In that I'd call a "player" somebody who actually performs in front of people (even if just friends or a church congregation) -- definitely no. I did take an oddball guitar class they had at one school, but never reached the point of playing in a group and strangely nothing ever clicked in my head theory-wise until I inherited some of my brother's discards (an acoustic after he went to electric, along with books).

But if finding wherever the last one is buried these days and wiping the dust off, putting some new strings on it, and getting the callouses back on my fingertips after a week or two, I could at least intimidate my husband. Which isn't saying much since he can't even tune a guitar. But neither of us could vocally carry a tune in a bucket.

Lack of singing ability is perhaps a fraction of why I've been interested in solo instrumental guitar since a kid, whereas my brother forked off into I what I guess would amount to a garage band. Couldn't play with a band back then (or now) if my life depended upon it.
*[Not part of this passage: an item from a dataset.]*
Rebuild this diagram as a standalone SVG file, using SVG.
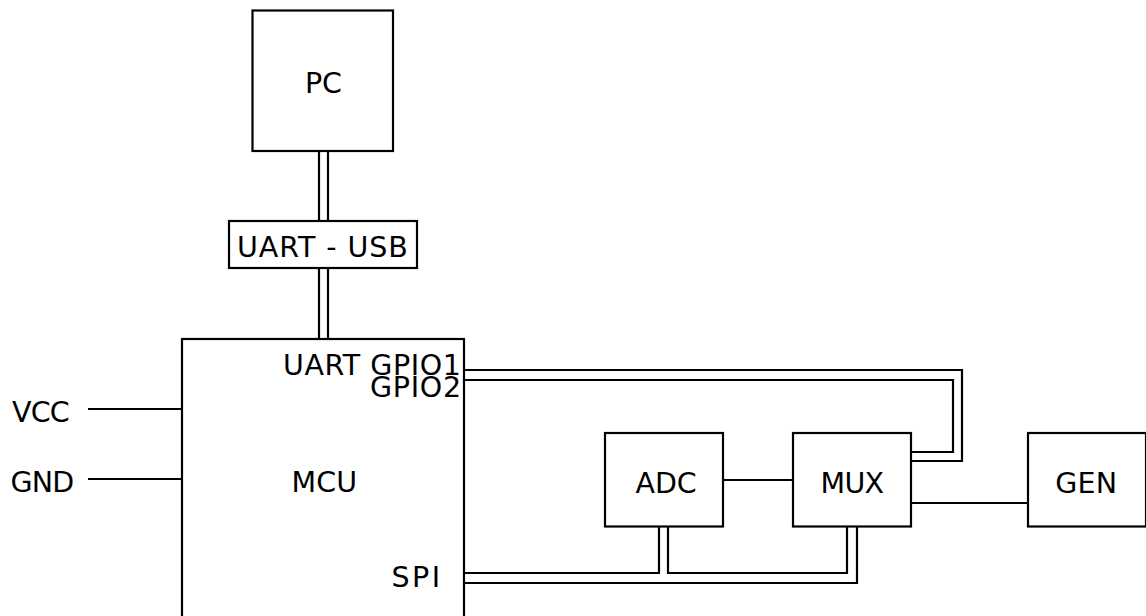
<svg xmlns="http://www.w3.org/2000/svg" width="1146" height="616" viewBox="0 0 1146 616">
<style>
.box{fill:#fff;stroke:#000;stroke-width:2.2}
.w{fill:none;stroke:#000;stroke-width:2.2}
text{font-family:"DejaVu Sans",Verdana,sans-serif;font-size:28.5px;fill:#000}
</style>
<rect width="1146" height="616" fill="#fff"/>
<g id="connectors">
<path class="w" d="M319,151V221M328,151V221"/>
<path class="w" d="M319,268V339M328,268V339"/>
<path class="w" d="M464,370H962V461H911"/>
<path class="w" d="M464,380H953V452H911"/>
<path class="w" d="M464,573H659V527"/>
<path class="w" d="M668,527V573H847V527"/>
<path class="w" d="M464,583H857V527"/>
<path class="w" d="M723,480H793"/>
<path class="w" d="M911,503H1028"/>
<path class="w" d="M88,409H182"/>
<path class="w" d="M88,479H182"/>
</g>
<g id="pc"><rect class="box" x="252.5" y="10.5" width="140.5" height="140.5"/><text x="305" y="93" textLength="37" lengthAdjust="spacing">PC</text></g>
<g id="uart-usb"><rect class="box" x="229" y="221" width="188" height="47"/><text x="237" y="257" textLength="170.8" lengthAdjust="spacing">UART - USB</text></g>
<g id="mcu"><rect class="box" x="182" y="339" width="282" height="300"/><text x="291.5" y="492" textLength="65.5" lengthAdjust="spacing">MCU</text><text x="283" y="375" textLength="177.8" lengthAdjust="spacing">UART GPIO1</text><text x="370" y="396.5" textLength="91.1" lengthAdjust="spacing">GPIO2</text><text x="391.5" y="587" textLength="48.6" lengthAdjust="spacing">SPI</text></g>
<g id="vcc"><text x="12" y="422" textLength="57.7" lengthAdjust="spacing">VCC</text></g>
<g id="gnd"><text x="10.5" y="491.5" textLength="63.8" lengthAdjust="spacing">GND</text></g>
<g id="adc"><rect class="box" x="605" y="433" width="118" height="93.5"/><text x="635.6" y="492.5" textLength="61.1" lengthAdjust="spacing">ADC</text></g>
<g id="mux"><rect class="box" x="793" y="433" width="118" height="93.5"/><text x="820.6" y="492.5" textLength="63.5" lengthAdjust="spacing">MUX</text></g>
<g id="gen"><rect class="box" x="1028" y="433" width="118" height="93.5"/><text x="1055.2" y="492.5" textLength="61.9" lengthAdjust="spacing">GEN</text></g>
</svg>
Never even tried, though I'm pretty sure he/they would have told younger, tag-along sis to get lost, anyway.

My real interest was studying the guitar to arrange and compose instrumentals for it in a purely recreational sense (akin to say, engaging in painting for relaxing or therapeutic reasons). Eventually got to where I could identify any note on the fingerboard regardless of what tuning it was changed to. (As long as it wasn't a speed test with a five-second time limit for each!) And I guess I still occasionally imagine a fingerboard in my head during an insomnia bout and experimentally ponder how to set some passing musical ideas to it, but never bother to transcribe such to paper anymore.

Quote:I never watched Game of Thrones. I was starting to feel like an outsider but now everyone is telling me to not waste my time.

In terms of filmed epic fantasy finally growing up into complicated drama, I guess the ride prior to that final-season sinkhole is still interesting.

But that's in the context of assuming that all the old-school viewers are extinct who'd have trouble wading through the gratuitous guts, gore, torture, anachronistic profanity, soft-porn sex, and misogynism balanced out with three or four "strong" heroines and an adept villainess. The lot of those items presumedly supplied largely for the guy half of the audience. Including their ideas of what a "strong woman" is and what those gradually developing into such have to go through to reach that status. At least A___ didn't get raped. On the flip-side, some of the male characters had to go through their own various torments and ordeals to transition from complete bastards to partially moral bastards.

Fictional characters can sometimes take on a life of their own that wants to stray from how their behavior, the plot, and the ending was originally conceived by the author(s) before actually being written or played out. What GoT suffered from was forcing the characters to slot into a predetermined finale that Martin sketched out for Benioff for the last couple seasons. Instead of just letting things wing a bit according to how the personalities naturally developed on screen over the years (and also deviated measurably from the novels in the course of that, I've heard). Martin hasn't completed his own book series of GoT yet, thus the apparently threadbare yet fixed outline offered by him to the TV production.

Even this supposedly long-ago preset template the characters were forced into might have worked if the season could have been drawn out over ten episodes or longer. Instead of everything being jammed into six installments, so that there was a lot less of the scrutiny than in earlier seasons of what was transpiring in these people's minds, whereby their decisions and actions might have seemed more consistent.

It was literally like the pattern of a low ratings show that gets cancelled much earlier than intended, but then the network has a change of heart and allows it to come back for handful of episodes or a stand-alone movie the next season, just to hurriedly wrap things up. The ending winds-up being a mess due to that, but at least the cancelled series does not have to conclude on a never resolved cliffhanger. Whereas GoT was a critical and ratings success, the exact opposite of a situation like that. Incredible expenses or not, the ending should have received all the extra episodes it required to unfold properly.